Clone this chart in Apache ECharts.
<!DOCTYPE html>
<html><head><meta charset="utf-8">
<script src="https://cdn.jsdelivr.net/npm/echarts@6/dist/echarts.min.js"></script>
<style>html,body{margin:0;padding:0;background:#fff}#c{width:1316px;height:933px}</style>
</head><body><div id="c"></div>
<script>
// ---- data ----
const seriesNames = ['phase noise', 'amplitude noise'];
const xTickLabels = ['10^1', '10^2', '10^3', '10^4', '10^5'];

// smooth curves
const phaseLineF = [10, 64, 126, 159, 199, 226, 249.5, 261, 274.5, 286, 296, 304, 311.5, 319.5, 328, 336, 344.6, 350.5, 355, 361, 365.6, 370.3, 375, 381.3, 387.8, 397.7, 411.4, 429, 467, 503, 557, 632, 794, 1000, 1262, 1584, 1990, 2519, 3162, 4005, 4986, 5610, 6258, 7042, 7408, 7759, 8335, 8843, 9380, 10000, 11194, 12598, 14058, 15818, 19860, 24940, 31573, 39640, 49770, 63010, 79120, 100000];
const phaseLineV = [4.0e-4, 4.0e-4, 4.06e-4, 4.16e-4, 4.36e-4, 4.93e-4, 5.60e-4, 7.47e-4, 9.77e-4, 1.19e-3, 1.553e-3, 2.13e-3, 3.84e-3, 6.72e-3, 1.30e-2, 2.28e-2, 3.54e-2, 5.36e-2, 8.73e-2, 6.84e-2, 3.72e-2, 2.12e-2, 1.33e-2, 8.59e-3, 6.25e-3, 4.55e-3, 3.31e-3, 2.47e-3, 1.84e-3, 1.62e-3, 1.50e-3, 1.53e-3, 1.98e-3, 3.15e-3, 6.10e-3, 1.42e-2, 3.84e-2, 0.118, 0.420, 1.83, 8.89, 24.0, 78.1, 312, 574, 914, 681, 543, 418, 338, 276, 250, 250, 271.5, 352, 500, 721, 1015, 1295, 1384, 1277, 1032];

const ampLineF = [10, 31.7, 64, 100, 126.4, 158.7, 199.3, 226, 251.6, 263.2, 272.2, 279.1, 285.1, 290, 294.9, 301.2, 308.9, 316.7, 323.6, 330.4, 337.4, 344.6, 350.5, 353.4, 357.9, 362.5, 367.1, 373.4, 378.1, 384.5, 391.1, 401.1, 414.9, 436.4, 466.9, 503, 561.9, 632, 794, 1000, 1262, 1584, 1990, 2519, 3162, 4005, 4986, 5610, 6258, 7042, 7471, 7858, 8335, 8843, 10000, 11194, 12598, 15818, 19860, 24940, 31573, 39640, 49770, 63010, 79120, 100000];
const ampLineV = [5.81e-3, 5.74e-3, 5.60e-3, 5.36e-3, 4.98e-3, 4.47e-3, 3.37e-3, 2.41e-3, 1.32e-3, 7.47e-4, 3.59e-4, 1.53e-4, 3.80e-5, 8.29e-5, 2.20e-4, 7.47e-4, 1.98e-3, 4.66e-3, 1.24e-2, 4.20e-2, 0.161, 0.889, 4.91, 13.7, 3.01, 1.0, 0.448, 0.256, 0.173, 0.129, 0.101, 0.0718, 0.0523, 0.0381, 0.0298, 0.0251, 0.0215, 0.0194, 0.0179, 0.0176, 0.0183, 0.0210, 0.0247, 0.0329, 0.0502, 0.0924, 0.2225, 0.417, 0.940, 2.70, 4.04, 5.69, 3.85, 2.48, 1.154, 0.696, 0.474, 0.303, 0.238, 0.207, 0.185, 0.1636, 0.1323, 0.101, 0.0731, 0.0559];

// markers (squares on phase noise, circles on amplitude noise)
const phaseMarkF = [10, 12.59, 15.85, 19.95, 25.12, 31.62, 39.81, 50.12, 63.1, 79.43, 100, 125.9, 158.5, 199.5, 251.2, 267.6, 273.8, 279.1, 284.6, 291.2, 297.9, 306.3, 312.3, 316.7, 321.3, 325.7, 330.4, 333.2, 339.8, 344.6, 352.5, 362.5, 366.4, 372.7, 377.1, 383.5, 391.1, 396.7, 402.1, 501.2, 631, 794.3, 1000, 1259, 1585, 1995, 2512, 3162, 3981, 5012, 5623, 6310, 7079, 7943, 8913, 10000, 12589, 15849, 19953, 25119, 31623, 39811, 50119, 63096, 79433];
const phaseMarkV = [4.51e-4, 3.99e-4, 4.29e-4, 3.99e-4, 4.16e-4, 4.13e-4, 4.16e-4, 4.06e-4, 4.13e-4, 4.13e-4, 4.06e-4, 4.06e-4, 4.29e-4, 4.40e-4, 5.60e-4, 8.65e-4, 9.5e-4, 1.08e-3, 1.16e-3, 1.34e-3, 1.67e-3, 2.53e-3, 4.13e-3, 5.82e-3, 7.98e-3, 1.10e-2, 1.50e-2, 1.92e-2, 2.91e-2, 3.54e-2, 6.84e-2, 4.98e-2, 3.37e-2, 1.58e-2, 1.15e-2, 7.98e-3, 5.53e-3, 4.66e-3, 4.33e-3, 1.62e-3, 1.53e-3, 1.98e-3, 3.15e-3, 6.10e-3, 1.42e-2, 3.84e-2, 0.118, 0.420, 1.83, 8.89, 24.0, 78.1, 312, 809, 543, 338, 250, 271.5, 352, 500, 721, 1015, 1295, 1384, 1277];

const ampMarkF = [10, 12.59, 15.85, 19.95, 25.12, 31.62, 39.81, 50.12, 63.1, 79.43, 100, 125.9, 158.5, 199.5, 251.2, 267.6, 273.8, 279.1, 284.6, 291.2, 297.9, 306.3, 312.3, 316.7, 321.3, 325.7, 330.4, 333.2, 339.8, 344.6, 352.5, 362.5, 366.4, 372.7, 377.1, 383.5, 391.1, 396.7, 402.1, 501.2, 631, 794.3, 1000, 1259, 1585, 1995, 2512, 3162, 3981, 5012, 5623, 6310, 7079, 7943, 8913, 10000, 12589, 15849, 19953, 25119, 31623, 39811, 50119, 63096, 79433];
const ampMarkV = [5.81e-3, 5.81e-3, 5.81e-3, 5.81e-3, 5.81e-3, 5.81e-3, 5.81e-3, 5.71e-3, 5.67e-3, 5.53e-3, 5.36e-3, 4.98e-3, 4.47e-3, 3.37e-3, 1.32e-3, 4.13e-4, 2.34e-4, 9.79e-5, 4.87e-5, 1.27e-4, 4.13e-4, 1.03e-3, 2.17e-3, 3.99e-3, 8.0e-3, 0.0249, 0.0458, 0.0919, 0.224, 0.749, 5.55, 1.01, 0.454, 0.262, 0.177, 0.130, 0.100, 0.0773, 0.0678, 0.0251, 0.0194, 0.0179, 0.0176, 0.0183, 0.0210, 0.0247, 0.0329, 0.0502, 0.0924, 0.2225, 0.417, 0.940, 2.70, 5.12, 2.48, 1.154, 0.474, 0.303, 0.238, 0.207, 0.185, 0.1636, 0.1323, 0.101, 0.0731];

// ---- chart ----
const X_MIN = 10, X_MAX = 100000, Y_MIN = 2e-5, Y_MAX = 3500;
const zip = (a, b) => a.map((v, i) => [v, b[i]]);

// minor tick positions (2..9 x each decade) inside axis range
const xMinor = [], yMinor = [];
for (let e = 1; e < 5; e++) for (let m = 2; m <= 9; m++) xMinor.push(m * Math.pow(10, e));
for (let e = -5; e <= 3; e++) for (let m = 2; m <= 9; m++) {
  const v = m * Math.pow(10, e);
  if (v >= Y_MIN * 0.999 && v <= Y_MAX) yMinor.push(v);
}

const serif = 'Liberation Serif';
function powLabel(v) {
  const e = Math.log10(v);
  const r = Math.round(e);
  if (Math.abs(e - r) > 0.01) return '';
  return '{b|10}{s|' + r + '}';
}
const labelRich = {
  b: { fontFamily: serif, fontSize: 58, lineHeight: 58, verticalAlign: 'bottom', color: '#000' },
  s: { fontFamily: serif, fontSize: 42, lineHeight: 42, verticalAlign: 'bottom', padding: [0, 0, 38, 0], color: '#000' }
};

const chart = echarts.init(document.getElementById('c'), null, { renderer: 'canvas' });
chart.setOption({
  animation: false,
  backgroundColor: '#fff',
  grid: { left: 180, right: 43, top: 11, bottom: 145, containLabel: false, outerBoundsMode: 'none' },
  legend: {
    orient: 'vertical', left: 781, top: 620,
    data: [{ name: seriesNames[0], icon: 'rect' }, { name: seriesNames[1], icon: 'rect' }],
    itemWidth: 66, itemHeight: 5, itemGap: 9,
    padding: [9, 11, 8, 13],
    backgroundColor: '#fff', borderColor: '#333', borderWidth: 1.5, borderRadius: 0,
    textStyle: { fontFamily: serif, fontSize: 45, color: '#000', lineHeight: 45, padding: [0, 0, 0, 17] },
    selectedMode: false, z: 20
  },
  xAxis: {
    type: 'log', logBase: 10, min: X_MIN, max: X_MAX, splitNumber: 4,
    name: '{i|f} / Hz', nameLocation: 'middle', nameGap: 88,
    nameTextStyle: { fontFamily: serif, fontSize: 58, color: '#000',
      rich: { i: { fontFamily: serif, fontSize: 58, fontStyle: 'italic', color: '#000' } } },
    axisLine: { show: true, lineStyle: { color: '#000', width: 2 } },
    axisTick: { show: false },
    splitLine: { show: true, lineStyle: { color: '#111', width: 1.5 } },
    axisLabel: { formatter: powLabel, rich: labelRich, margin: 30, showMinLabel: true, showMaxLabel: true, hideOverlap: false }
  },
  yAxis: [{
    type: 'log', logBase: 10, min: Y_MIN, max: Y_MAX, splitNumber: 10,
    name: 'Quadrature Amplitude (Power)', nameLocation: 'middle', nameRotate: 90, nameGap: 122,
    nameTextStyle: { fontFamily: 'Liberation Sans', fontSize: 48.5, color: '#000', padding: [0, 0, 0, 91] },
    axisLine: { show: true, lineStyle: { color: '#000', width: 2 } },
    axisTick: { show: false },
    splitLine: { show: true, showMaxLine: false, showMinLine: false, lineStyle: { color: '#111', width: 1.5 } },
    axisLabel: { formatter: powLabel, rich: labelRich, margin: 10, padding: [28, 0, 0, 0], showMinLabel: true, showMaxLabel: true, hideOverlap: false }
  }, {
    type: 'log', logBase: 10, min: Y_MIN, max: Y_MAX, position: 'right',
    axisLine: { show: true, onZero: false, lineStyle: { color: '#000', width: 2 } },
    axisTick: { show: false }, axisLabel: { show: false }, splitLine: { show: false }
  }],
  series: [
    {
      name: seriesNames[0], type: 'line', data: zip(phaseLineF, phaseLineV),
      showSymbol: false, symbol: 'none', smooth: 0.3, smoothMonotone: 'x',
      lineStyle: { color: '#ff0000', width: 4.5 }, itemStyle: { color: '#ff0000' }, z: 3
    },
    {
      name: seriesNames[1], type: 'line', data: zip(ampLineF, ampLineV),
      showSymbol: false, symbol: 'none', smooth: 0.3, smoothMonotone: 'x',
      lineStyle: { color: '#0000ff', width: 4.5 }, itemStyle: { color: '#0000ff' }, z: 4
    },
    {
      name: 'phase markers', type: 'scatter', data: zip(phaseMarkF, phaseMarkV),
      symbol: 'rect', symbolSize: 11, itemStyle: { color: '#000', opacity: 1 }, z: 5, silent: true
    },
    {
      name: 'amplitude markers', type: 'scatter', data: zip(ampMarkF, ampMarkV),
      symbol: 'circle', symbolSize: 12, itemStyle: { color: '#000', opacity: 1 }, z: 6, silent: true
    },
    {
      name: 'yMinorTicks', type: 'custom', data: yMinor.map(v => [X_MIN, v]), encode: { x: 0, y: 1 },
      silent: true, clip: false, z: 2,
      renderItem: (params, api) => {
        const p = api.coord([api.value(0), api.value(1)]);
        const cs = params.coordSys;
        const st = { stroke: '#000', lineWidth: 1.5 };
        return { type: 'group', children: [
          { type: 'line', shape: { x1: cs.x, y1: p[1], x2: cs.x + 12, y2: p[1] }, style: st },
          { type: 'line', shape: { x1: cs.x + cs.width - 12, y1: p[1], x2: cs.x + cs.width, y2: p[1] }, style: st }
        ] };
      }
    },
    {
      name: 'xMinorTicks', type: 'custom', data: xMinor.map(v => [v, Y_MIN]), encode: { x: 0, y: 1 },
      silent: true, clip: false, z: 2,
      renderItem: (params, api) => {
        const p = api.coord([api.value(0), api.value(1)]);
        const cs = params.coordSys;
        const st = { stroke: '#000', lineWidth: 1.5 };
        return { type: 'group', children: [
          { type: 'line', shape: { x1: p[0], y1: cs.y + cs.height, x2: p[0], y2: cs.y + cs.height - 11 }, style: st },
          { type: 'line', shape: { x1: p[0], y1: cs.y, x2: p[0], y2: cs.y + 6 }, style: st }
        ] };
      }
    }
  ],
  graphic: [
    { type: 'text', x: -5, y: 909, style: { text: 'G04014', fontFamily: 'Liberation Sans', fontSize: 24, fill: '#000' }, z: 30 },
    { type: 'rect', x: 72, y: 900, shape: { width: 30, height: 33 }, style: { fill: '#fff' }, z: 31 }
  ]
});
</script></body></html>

· · · ·

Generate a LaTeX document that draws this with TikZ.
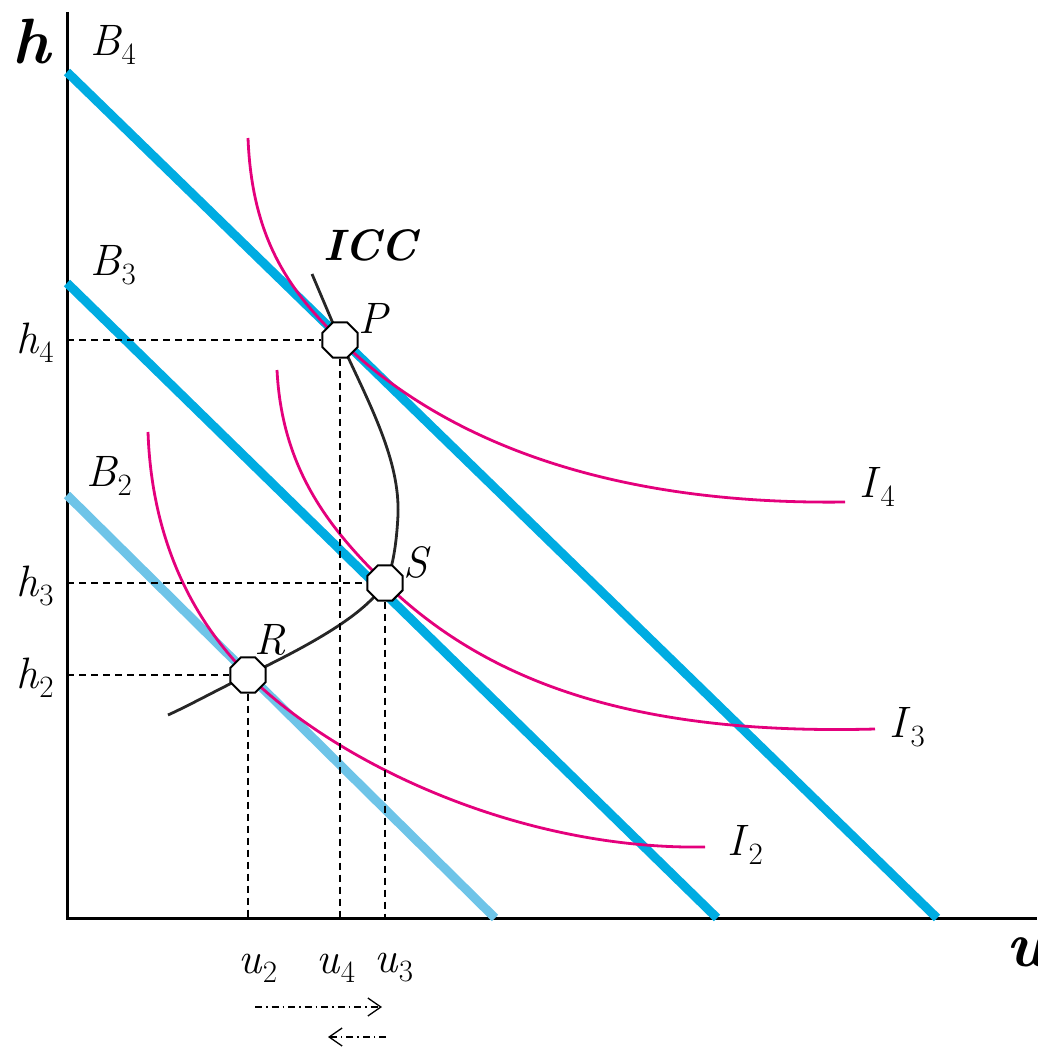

· · · ·

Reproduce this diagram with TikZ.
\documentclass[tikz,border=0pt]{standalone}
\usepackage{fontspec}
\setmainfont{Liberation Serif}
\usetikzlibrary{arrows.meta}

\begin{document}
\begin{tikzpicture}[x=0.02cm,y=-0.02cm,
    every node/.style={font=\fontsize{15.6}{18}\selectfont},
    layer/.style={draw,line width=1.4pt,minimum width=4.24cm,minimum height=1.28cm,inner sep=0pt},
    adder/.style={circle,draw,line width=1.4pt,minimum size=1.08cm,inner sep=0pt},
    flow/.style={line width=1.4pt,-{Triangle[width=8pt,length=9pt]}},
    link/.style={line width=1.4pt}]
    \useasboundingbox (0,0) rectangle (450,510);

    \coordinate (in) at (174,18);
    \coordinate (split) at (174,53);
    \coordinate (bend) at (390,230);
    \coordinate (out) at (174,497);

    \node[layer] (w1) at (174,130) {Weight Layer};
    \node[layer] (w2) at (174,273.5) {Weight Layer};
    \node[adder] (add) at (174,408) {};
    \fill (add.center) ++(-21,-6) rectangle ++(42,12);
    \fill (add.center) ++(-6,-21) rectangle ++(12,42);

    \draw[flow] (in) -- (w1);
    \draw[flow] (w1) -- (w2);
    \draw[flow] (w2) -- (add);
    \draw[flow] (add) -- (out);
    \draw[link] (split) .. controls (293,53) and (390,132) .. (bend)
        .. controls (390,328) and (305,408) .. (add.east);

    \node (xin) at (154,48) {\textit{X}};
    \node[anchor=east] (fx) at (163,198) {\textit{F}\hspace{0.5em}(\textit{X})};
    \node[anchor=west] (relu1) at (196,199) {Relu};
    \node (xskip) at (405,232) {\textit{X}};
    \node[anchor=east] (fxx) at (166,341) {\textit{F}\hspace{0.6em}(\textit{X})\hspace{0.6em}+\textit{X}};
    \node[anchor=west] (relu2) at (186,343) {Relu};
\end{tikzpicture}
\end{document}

· · · ·

Set problem
Transcribe the lines above from the one with "Clone this chart in Apache ECharts." through the one with "const xTickLabels = ['10^1', '10^2', '10^3', '10^4', '10^5'];". Include both ends and leave out every other line.

Reply
Clone this chart in Apache ECharts.
<!DOCTYPE html>
<html><head><meta charset="utf-8">
<script src="https://cdn.jsdelivr.net/npm/echarts@6/dist/echarts.min.js"></script>
<style>html,body{margin:0;padding:0;background:#fff}#c{width:1316px;height:933px}</style>
</head><body><div id="c"></div>
<script>
// ---- data ----
const seriesNames = ['phase noise', 'amplitude noise'];
const xTickLabels = ['10^1', '10^2', '10^3', '10^4', '10^5'];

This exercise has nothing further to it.